Eczema is diagnosed clinically based on history and a thorough physical examination of the skin. There are no laboratory or blood tests which can diagnose eczema. Laboratory tests may be done to identify an allergen or diagnose the cause of infection.
Medical history and examination: The doctor may ask question such as:
- Does the rash itch and how much does the itch bother you?
- When did the symptoms start?
- Does the rash increase and decrease in severity?
- Do you have a family history of atopic eczema?
- Do you have any other conditions that may be related to your eczema, such as allergies or asthma?
- Whether the skin condition aggravates with any changes in environment or contact with certain materials, and whether it is aggravated in any specific situations?
On examination the doctor will note:
- The affected skin (such as the front of your elbows, behind your knees, the front of your ankles, around your neck).
- Severity of your eczema.
- If the skin affected by eczema appears infected.
- How widespread the areas of dry skin are.
Inform your doctor if the skin condition is affecting your quality of life. For example, it disturbs sleep or limits your daily activities.
- Skin patch test: If eczema is suspected to be due to allergy (allergic contact dermatitis) the doctor may conduct allergy tests, which may include a skin "patch test," in an attempt to identify the specific trigger of the condition.

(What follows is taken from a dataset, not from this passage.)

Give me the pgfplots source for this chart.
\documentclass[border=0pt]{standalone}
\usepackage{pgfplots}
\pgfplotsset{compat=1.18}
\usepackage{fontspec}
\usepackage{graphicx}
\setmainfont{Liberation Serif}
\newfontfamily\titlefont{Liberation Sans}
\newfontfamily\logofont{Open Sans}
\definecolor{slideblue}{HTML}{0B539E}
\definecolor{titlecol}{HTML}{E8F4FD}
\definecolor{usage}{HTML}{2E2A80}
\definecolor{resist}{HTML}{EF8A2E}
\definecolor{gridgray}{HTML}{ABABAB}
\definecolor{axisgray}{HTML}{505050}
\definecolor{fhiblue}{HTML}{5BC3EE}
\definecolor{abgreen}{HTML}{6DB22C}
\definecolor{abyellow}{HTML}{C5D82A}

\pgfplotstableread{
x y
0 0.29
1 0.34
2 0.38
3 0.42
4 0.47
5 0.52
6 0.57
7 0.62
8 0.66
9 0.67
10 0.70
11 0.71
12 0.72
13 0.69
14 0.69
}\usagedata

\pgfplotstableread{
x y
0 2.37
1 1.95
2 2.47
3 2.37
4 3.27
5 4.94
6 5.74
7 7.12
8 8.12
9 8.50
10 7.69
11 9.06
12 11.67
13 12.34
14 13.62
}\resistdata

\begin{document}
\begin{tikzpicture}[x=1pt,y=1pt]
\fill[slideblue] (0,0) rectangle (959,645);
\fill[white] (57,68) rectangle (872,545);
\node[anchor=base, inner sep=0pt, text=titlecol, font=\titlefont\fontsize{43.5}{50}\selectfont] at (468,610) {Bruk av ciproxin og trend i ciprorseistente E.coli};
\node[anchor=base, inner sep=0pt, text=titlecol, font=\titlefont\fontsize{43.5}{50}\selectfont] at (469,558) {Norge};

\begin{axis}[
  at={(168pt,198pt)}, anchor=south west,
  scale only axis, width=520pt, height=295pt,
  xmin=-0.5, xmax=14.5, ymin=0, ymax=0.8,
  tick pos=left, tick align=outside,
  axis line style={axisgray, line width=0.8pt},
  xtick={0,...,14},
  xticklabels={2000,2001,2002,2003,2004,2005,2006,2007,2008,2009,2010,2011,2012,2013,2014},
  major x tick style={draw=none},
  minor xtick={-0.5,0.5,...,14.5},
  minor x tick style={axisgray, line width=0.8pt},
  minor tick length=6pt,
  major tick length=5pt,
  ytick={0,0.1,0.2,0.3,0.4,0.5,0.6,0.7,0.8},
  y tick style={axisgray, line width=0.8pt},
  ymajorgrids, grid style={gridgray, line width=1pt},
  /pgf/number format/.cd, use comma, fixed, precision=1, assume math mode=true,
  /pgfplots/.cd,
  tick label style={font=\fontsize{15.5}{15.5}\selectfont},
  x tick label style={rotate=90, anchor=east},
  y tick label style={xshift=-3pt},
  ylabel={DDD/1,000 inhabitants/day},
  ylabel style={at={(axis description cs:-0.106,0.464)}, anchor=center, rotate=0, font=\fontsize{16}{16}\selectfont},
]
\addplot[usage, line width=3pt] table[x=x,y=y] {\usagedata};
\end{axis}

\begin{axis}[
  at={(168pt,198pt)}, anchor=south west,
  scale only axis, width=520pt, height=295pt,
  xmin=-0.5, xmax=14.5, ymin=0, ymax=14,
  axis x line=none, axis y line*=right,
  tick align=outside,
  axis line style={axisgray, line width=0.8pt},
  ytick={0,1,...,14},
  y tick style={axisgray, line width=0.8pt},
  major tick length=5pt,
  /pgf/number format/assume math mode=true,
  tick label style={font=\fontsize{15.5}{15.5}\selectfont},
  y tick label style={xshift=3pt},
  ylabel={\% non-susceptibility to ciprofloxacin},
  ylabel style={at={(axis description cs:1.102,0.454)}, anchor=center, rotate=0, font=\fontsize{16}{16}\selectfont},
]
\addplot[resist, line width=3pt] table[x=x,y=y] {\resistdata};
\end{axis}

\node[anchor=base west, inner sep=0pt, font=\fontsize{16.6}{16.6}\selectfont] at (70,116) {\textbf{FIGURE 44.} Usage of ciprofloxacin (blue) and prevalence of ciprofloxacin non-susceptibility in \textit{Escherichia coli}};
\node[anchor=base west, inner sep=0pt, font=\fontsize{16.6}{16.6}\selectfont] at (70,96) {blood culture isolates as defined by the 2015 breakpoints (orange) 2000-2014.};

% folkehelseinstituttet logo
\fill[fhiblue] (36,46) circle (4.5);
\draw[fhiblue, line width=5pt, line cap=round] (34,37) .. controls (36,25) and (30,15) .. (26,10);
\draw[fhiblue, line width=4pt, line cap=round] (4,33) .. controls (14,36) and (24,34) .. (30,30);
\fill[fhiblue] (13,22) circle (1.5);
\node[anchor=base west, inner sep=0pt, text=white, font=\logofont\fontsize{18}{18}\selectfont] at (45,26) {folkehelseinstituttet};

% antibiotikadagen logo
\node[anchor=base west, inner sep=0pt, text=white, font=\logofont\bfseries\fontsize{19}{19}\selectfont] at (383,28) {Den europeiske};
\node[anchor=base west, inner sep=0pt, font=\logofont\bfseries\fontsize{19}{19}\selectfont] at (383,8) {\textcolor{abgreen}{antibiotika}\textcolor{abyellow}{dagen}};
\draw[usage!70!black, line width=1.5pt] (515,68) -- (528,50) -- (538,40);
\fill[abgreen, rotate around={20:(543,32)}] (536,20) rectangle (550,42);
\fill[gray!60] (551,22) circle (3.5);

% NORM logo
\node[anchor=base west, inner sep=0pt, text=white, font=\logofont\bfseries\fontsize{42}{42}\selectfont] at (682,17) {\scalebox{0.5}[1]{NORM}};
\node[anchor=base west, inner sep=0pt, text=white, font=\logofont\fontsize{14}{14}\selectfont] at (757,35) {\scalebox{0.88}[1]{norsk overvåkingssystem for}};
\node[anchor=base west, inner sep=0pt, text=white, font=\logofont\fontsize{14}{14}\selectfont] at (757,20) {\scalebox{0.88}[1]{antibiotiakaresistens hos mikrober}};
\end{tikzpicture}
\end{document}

- Skin biopsy: Appearance of eczema is similar to many other diseases of the skin, including infections or reactions to certain medications, so it may not be easy to diagnose eczema. If the rash and symptoms do not respond to treatment for eczema, the doctor may perform skin biopsy to rule out other skin diseases that may be producing signs and symptoms similar to eczema.
Your doctor will work with you to identify factors which make your eczema worse. This may include keeping a diary about your diet and lifestyle to see if any obvious factors may be contributing to your symptoms (such as if some soaps or shampoos make the eczema worse). A food diary involves noting down whatever you eat and also making a record of any eczema flare-ups that you have. This can help your doctor to establish if there are any patterns between your symptoms and what you eat.